Task prompt
Lines containing the word "that" are to be counted; state their number and nothing further.

+++ Stored data +++

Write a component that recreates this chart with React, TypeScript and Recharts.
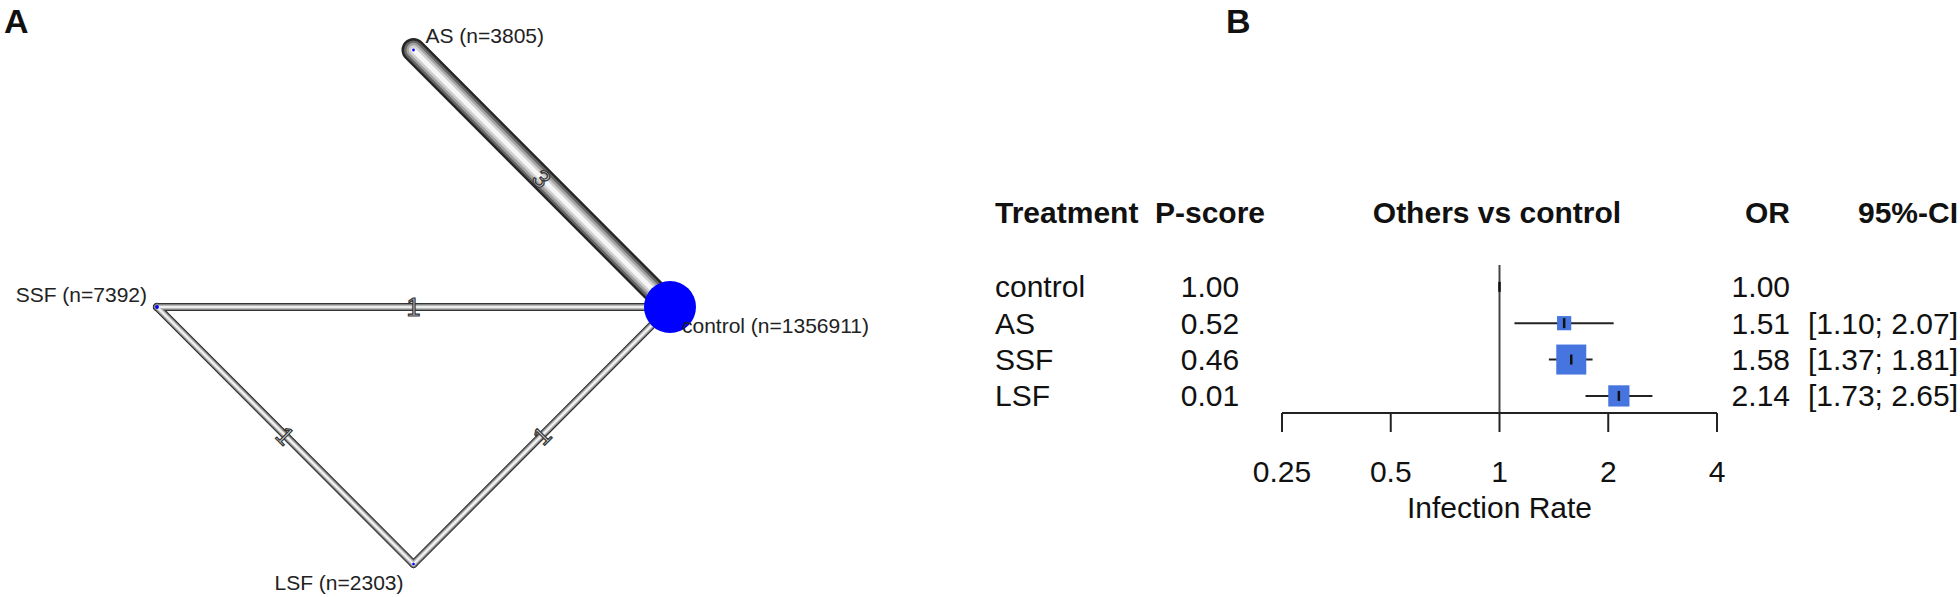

+++
+++ Stored data +++

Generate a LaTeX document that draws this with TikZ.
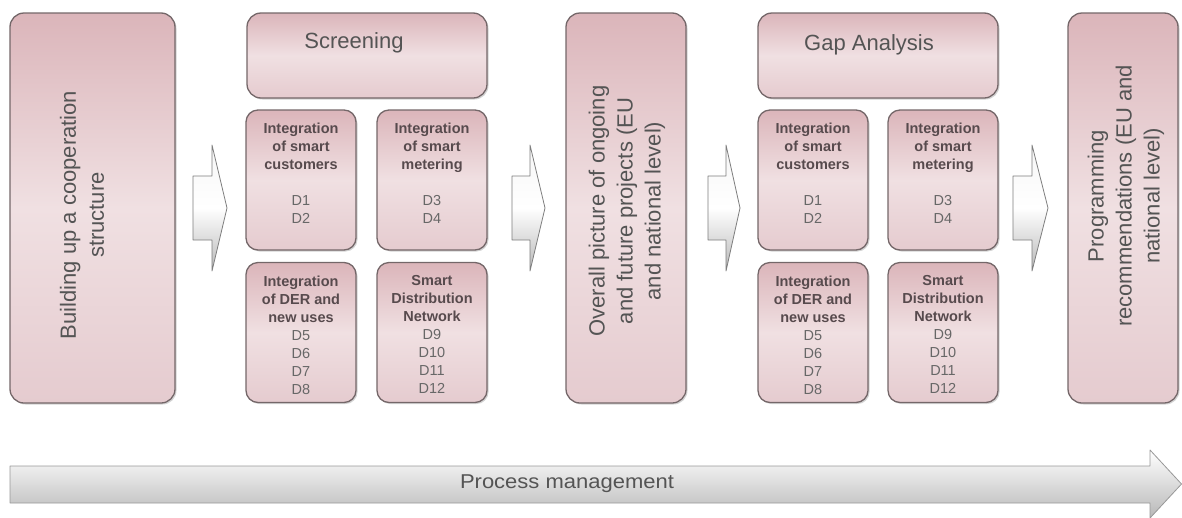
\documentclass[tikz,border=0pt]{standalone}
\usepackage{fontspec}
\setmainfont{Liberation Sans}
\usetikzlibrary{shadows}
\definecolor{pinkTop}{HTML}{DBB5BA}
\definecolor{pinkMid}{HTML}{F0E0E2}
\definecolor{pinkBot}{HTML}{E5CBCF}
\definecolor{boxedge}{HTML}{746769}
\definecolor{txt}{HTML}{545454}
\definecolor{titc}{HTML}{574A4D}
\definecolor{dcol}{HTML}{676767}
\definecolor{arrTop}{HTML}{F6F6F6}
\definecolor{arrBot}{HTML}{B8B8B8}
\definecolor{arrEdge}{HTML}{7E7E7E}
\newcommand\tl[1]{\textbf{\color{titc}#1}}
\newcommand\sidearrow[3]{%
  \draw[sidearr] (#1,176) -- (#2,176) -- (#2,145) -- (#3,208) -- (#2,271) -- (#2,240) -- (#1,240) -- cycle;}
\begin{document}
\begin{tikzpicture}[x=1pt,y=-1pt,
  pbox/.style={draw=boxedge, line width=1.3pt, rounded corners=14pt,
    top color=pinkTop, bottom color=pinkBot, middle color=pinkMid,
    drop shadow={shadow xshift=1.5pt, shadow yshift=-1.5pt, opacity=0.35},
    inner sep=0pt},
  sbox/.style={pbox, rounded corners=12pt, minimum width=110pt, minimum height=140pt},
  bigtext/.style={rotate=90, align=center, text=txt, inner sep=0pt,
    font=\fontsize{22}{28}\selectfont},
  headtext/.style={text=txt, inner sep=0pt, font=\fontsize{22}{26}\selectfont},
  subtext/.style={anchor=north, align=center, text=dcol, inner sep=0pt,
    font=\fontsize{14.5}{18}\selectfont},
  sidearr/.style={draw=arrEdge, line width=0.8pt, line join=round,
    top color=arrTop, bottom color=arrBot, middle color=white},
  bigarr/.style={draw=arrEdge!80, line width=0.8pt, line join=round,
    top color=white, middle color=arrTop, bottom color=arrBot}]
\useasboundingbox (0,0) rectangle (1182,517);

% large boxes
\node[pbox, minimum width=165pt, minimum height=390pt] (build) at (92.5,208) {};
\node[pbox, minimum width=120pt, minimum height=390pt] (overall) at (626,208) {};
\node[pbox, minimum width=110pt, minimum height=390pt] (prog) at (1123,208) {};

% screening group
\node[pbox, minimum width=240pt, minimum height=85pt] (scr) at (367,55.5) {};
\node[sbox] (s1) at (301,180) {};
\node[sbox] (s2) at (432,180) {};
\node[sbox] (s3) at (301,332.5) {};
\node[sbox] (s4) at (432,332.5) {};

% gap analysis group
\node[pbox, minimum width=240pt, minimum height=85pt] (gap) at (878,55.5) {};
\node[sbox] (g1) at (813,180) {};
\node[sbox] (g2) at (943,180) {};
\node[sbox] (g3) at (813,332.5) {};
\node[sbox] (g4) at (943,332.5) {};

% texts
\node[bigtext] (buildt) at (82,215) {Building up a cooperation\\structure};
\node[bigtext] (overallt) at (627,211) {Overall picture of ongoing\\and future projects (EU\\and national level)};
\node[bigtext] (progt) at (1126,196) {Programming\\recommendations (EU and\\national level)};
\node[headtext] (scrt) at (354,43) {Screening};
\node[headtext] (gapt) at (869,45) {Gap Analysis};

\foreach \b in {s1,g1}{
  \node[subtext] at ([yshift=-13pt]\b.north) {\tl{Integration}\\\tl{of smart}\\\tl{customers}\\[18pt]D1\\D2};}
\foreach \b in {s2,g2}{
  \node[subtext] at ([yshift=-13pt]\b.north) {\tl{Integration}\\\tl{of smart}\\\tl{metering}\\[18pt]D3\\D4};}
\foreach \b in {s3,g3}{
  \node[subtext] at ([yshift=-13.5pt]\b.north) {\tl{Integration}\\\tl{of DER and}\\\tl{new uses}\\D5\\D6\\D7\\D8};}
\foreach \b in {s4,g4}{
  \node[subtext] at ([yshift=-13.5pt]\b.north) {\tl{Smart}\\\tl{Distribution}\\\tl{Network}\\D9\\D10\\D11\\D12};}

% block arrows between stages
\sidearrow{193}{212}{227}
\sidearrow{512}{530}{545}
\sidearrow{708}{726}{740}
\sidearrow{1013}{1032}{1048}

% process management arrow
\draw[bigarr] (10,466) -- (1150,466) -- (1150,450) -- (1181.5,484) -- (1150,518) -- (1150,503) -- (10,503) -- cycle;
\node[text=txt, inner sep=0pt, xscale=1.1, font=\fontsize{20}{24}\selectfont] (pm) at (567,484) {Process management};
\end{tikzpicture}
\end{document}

+++

Correct output
2